Gilgit-Baltistan Region: An indispensable part of CPEC

Arhama Siddiqa

THE Gilgit-Baltistan region was a part of the erstwhile Jammu and Kashmir, which was divided between India and Pakistan, and is directly ruled from Islamabad. It does not enjoy the constitutional status similar to, for example, the Punjab province, which has representatives in the parliament of Pakistan. Pakistan has been deliberating on whether to elevate the constitutional status of northern Gilgit-Baltistan region in a bid to provide legal cover to the multi-billion-dollar Chinese investment plan – the China-Pakistan Economic Corridor (CPEC). This move could signal a historic shift in the country’s position on the future of the Kashmir region. The multi- billion dollar Chinese investment merits legal cover on an urgent basis for the greater long-term interests of the entire region. CPEC may very well provide the impetus for the whole nation to be on the same page for once. Although there are legal hurdles that block the process of development of reforms in this disputed region, the issue has also been projected negatively by the Indian media. For example, the videos posted by the Indian media that depicted protestors on the streets of Gilgit-Baltistan were not genuine rather they were clips of protests that were carried out after the Hazara killings in the year 2013. This is one of the many reports that the Indian media outlets have released whose only aim seems to be undercutting the progress of CPEC in Pakistan. Such negativity can be perceived as interference and, more worryingly, as an attempt to sabotage the process of development in Gilgit-Baltistan.

GB holds a pivotal position in this project as it is the ‘gateway to CPEC’. The Khunjerab Pass between Pakistan and China is the line of connection that acts as the archway of CPEC and thus will mark the beginning of an era of economic, historical and cultural bondage between these two countries.
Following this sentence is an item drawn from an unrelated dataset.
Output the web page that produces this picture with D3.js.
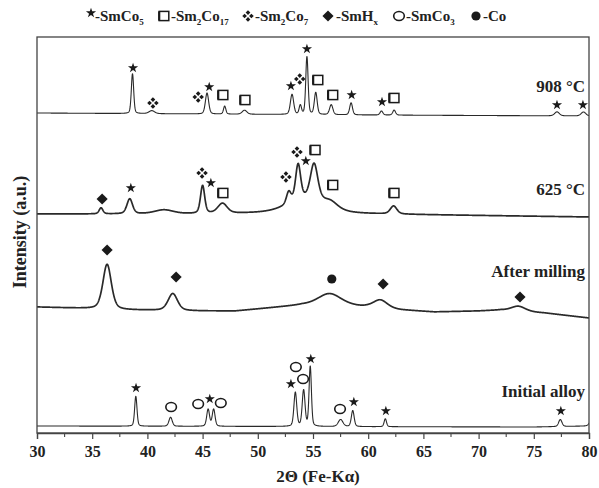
<!DOCTYPE html>
<html lang="en">
<head>
<meta charset="utf-8">
<title>XRD patterns</title>
<style>
  body { margin: 0; background: #fff; }
  svg { display: block; }
  .lbl { font: bold 15px "Liberation Serif", "Times New Roman", serif; fill: #222; }
  .trace { fill: none; stroke: #2a2a2a; stroke-linejoin: round; }
</style>
</head>
<body>
<svg id="vis" width="599" height="488"></svg>
<script src="https://d3js.org/d3.v7.min.js"></script>
<script>

// baselines: [2theta, intensity]
var base908 = [[30, 320], [60, 318], [80, 317]];
var base625 = [[30, 219], [45, 219], [52, 220], [60, 219], [80, 216]];
var baseMill = [[30, 126], [33, 125], [38, 123], [45, 122], [48, 122], [50, 124], [52, 126], [54, 128],
                [58, 127], [60, 126], [63, 123], [66, 121], [70, 122], [72, 123], [76, 120], [80, 115]];
var baseInit = [[30, 7], [75, 6], [80, 7]];

// peaks: [2theta, height, fwhm]
var peaks908 = [[38.65, 40, 0.25], [40.4, 3, 0.6], [45.4, 21, 0.35], [47.0, 8, 0.25], [48.8, 4, 0.5],
                [53.1, 20, 0.35], [53.85, 9, 0.25], [54.45, 58, 0.25], [55.25, 22, 0.3], [56.65, 10, 0.35],
                [58.45, 12, 0.3], [61.2, 4, 0.3], [62.35, 5, 0.3], [77.1, 4, 0.5], [79.5, 4, 0.5]];
var peaks625 = [[35.8, 6, 0.4], [38.4, 15, 0.6], [41.5, 4, 2.0], [45.0, 28, 0.45], [46.8, 10, 1.0],
                [52.8, 12, 0.5], [53.65, 36, 0.55], [55.1, 36, 0.8], [54.5, 14, 4.0], [56.6, 6, 1.5],
                [62.3, 8, 0.7]];
var peaksMill = [[36.35, 45, 0.9], [42.3, 17, 1.0], [56.5, 12, 2.5], [61.1, 8, 1.5], [73.6, 5, 1.5]];
var peaksInit = [[38.95, 30, 0.25], [42.1, 9, 0.35], [45.5, 17, 0.3], [46.0, 17, 0.3], [53.4, 34, 0.3],
                 [54.15, 36, 0.3], [54.75, 60, 0.25], [57.5, 7, 0.5], [58.6, 16, 0.3], [61.55, 8, 0.25],
                 [77.4, 7, 0.35], [80.2, 6, 0.4]];

// phase markers: [type, 2theta, intensity]
var marks908 = [["star", 38.7, 365], ["quad", 40.5, 330], ["quad", 44.6, 336], ["star", 45.6, 346],
                ["square", 46.85, 338], ["square", 48.85, 333], ["star", 53.0, 347], ["quad", 53.8, 354],
                ["star", 54.45, 384], ["square", 55.45, 353], ["square", 56.8, 338], ["star", 58.5, 338],
                ["star", 61.25, 331], ["square", 62.35, 335], ["star", 77.1, 328], ["star", 79.45, 328]];
var marks625 = [["diamond", 35.9, 234], ["star", 38.5, 245], ["quad", 44.95, 260], ["star", 45.75, 250],
                ["square", 46.85, 240], ["quad", 52.55, 256], ["quad", 53.55, 281], ["star", 54.35, 272],
                ["square", 55.2, 283], ["square", 56.8, 248], ["square", 62.35, 240]];
var marksMill = [["diamond", 36.35, 183], ["diamond", 42.6, 156], ["dot", 56.7, 154],
                 ["diamond", 61.35, 149], ["diamond", 73.75, 136]];
var marksInit = [["star", 38.97, 45], ["circle", 42.15, 26], ["circle", 44.6, 29], ["star", 45.65, 34],
                 ["circle", 46.65, 30], ["star", 53.0, 49], ["circle", 53.45, 66], ["circle", 54.1, 54],
                 ["star", 54.8, 74], ["circle", 57.45, 24], ["star", 58.7, 31], ["star", 61.6, 22],
                 ["star", 77.45, 22]];

var traceNames = ["908 °C", "625 °C", "After milling", "Initial alloy"];
var labelLevels = [341, 238, 156, 36];

var xTicks = [30, 35, 40, 45, 50, 55, 60, 65, 70, 75, 80];

var svg = d3.select("#vis"),
    pLeft = 37, pRight = 589, pTop = 37, pBottom = 433;

var x = d3.scaleLinear().domain([30, 80]).range([pLeft, pRight]);
var y = d3.scaleLinear().domain([0, 396]).range([pBottom, pTop]);

var traces = [
  {base: base908, peaks: peaks908, marks: marks908, eta: 0.3, w: 1.1},
  {base: base625, peaks: peaks625, marks: marks625, eta: 0.4, w: 1.7},
  {base: baseMill, peaks: peaksMill, marks: marksMill, eta: 0.4, w: 1.7},
  {base: baseInit, peaks: peaksInit, marks: marksInit, eta: 0.3, w: 1.1}
];

function profile(t, p, eta) {
  var d = (t - p[0]) / p[2];
  var L = 1 / (1 + 4 * d * d);
  var G = Math.exp(-4 * Math.LN2 * d * d);
  return p[1] * (eta * L + (1 - eta) * G);
}

var grid = d3.range(30, 80.0001, 0.02);

svg.append("clipPath").attr("id", "clip")
  .append("rect").attr("x", pLeft).attr("y", pTop).attr("width", pRight - pLeft).attr("height", pBottom - pTop);

var line = d3.line().x(function(d) { return x(d[0]); }).y(function(d) { return y(d[1]); });

var plot = svg.append("g").attr("clip-path", "url(#clip)");

traces.forEach(function(tr) {
  var b = d3.scaleLinear().domain(tr.base.map(function(d) { return d[0]; }))
                          .range(tr.base.map(function(d) { return d[1]; }));
  var pts = grid.map(function(t) {
    var v = b(t);
    tr.peaks.forEach(function(p) { v += profile(t, p, tr.eta); });
    return [t, v];
  });
  plot.append("path").attr("class", "trace").attr("stroke-width", tr.w).attr("d", line(pts));
});

// marker glyphs
var ink = "#1a1a1a";
function drawMark(g, type, cx, cy) {
  if (type === "star") {
    g.append("path").attr("d", d3.symbol().type(d3.symbolStar).size(32)())
      .attr("transform", "translate(" + cx + "," + cy + ")").attr("fill", ink);
  } else if (type === "diamond") {
    g.append("path").attr("d", d3.symbol().type(d3.symbolSquare).size(62)())
      .attr("transform", "translate(" + cx + "," + cy + ") rotate(45)").attr("fill", ink);
  } else if (type === "dot") {
    g.append("circle").attr("cx", cx).attr("cy", cy).attr("r", 4.6).attr("fill", ink);
  } else if (type === "circle") {
    g.append("ellipse").attr("cx", cx).attr("cy", cy).attr("rx", 5.3).attr("ry", 4.5)
      .attr("fill", "none").attr("stroke", ink).attr("stroke-width", 1.6);
  } else if (type === "square") {
    g.append("rect").attr("x", cx - 4.8).attr("y", cy - 4.6).attr("width", 9.6).attr("height", 9.2)
      .attr("fill", "none").attr("stroke", ink).attr("stroke-width", 1.5);
    g.append("path").attr("d", "M" + (cx - 4.8) + "," + (cy - 4.6) + "V" + (cy + 4.6))
      .attr("stroke", ink).attr("stroke-width", 2.2);
  } else if (type === "quad") {
    [[0, -3.4], [0, 3.4], [-3.4, 0], [3.4, 0]].forEach(function(o) {
      g.append("path").attr("d", d3.symbol().type(d3.symbolSquare).size(11)())
        .attr("transform", "translate(" + (cx + o[0]) + "," + (cy + o[1]) + ") rotate(45)").attr("fill", ink);
    });
  }
}

var markG = svg.append("g");
traces.forEach(function(tr) {
  tr.marks.forEach(function(m) { drawMark(markG, m[0], x(m[1]), y(m[2])); });
});

// trace labels
svg.selectAll(".tname").data(traceNames).enter().append("text")
  .attr("class", "lbl").style("font-size", "17px")
  .attr("x", pRight - 4).attr("y", function(d, i) { return y(labelLevels[i]); })
  .attr("text-anchor", "end").text(function(d) { return d; });

// frame
svg.append("rect").attr("x", pLeft).attr("y", pTop).attr("width", pRight - pLeft).attr("height", pBottom - pTop)
  .attr("fill", "none").attr("stroke", "#444").attr("stroke-width", 1.3);

// x axis
var xAxis = svg.append("g").attr("transform", "translate(0," + pBottom + ")")
  .call(d3.axisBottom(x).tickValues(xTicks).tickSize(6).tickPadding(7).tickFormat(d3.format("d")));
xAxis.select(".domain").attr("stroke", "#444").attr("stroke-width", 1.3);
xAxis.selectAll(".tick line").attr("stroke", "#444").attr("stroke-width", 1.2);
xAxis.selectAll(".tick text").attr("class", "lbl").style("font-size", "16px").attr("fill", "#222");

svg.append("g").attr("transform", "translate(0," + pBottom + ")")
  .selectAll("line").data(xTicks.slice(0, -1).map(function(d) { return d + 2.5; })).enter().append("line")
  .attr("x1", function(d) { return x(d); }).attr("x2", function(d) { return x(d); })
  .attr("y1", 0).attr("y2", 4).attr("stroke", "#444").attr("stroke-width", 1.1);

// axis titles
svg.append("text").attr("class", "lbl").style("font-size", "17px")
  .attr("x", 318).attr("y", 482).attr("text-anchor", "middle")
  .text("2Θ (Fe-Kα)");

svg.append("text").attr("class", "lbl").style("font-size", "18px")
  .attr("transform", "translate(26,232) rotate(-90)")
  .attr("text-anchor", "middle").text("Intensity (a.u.)");

// legend
var legendItems = [
  {type: "star", sx: 91, tx: 95, name: "-SmCo", sub: "5"},
  {type: "square", sx: 164, tx: 171, name: "-Sm", sub: "2", name2: "Co", sub2: "17"},
  {type: "quad", sx: 248, tx: 255, name: "-Sm", sub: "2", name2: "Co", sub2: "7"},
  {type: "diamond", sx: 328, tx: 336, name: "-SmH", sub: "x"},
  {type: "circle", sx: 399, tx: 406, name: "-SmCo", sub: "3"},
  {type: "dot", sx: 476, tx: 483, name: "-Co"}
];
var leg = svg.append("g");
legendItems.forEach(function(it) {
  drawMark(leg, it.type, it.sx, it.type === "star" ? 13 : 16);
  var t = leg.append("text").attr("class", "lbl").style("font-size", "15px").attr("x", it.tx).attr("y", 21);
  t.append("tspan").text(it.name);
  if (it.sub) t.append("tspan").attr("dy", 4).style("font-size", "9px").text(it.sub);
  if (it.name2) {
    t.append("tspan").attr("dy", -4).text(it.name2);
    t.append("tspan").attr("dy", 4).style("font-size", "9px").text(it.sub2);
  }
});

</script>
</body>
</html>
CPEC will usher in an era of prosperity for the people through increased trade and tourism. Once the Western route starting from Gilgit-Baltistan is managed and the construction of Gwadar is complete, this distance will reduce from 16000km to about 5,000 km. Thus this venture is extremely cost-effective for China in the long run and it emphasises the central role that the land of Gilgit- Baltistan plays in this regard.

The general populace does believe that this project will bring advancement and infrastructural development with it. The close proximity facilitated by road links will increase the likelihood of the goods from Gilgit-Baltsitan to be sold in Chinese markets. The groundbreaking optic fibre line being laid down from Khunjerab to Rawalpindi will convert this region into the hub of high speed internet headwork of Pakistan, thus obliterating all grievances against the antiquated and broken telecommunication signals in Gilgit-Baltsitan. In the contemporary world, economic interdependence has surpassed conventional politics which demands that countries put aside issues that hold them back from economic development. Thus it would be wise for all the stakeholders to embrace CPEC and the benefits it yields for immediate up-gradation of the living standards of the people in the region.

A two-part solution to resolve the socio-economic and political problems of GB can be deployed namely, a short term solution and a long term solution. In the short term, to seek maximum benefit from CPEC and its projects, along with other parts of the country, Gilgit-Baltistan must be added to the Joint Coordination Committee (JCC) on CPEC. This addition can be added to the current status of Gigit-Baltistan with reference to the limited autonomy that has been given to it under the constitution. The JCC is a committee of mutual interest and structure that acts as a bridge between the National Reforms and Development Commission (NRDC) of China and the Ministry of Planning, Development and Reforms (MPDR) in Pakistan to oversee the CPEC project. Representation of Gilgit-Batistan in JCC will clarify all misperceptions regarding its lack of participation in the project.

In the long term, once the mega project of CPEC has bolstered up the economy of the region, then the next step can be the socio-political and infrastructural reforms. They will have to be brought about under the ‘special status’ that has been given to this region instead of delaying the economic opportunities for development due to an issue that has not been resolved for more than 60 years. There are examples of other countries that have such territorial disputes and yet the development of the indigenous population has been carried out regardless of their unresolved territorial issues. For example, China has brought about immense development in Tibet to win support of the local people. Thus following this example economic development can be brought to the doorstep of the people of Gilgit first, and then the task of legal reforms can be initiated. If this issue is politicized further, the people of Gilgit-Baltistan will be deprived of the economic benefits that this new project brings.

Furthermore, if the environment is conducive the issue must be resolved according to the wishes of the people of Gilgit-Baltistan by holding a referendum. To benefit from CPEC and its projects, Gilgit-Baltistan must be added to the JCC on CPEC. Development should be continued at all costs. Once CPEC has strengthened up the economy of the region, the next step can be the introduction of socio-political and infrastructural reforms. Moreover, a constitutional package granting maximum powers to locally elected representatives, ensuring their presence in parliament and other forums, appears to be an ideal solution. However, again this should not happen without a meaningful consultation with political forces in Gilgit- Baltistan. It is imperative that the rights of the people of Gilgit-Baltistan are ensured through constitutional measures and institutional rearrangements.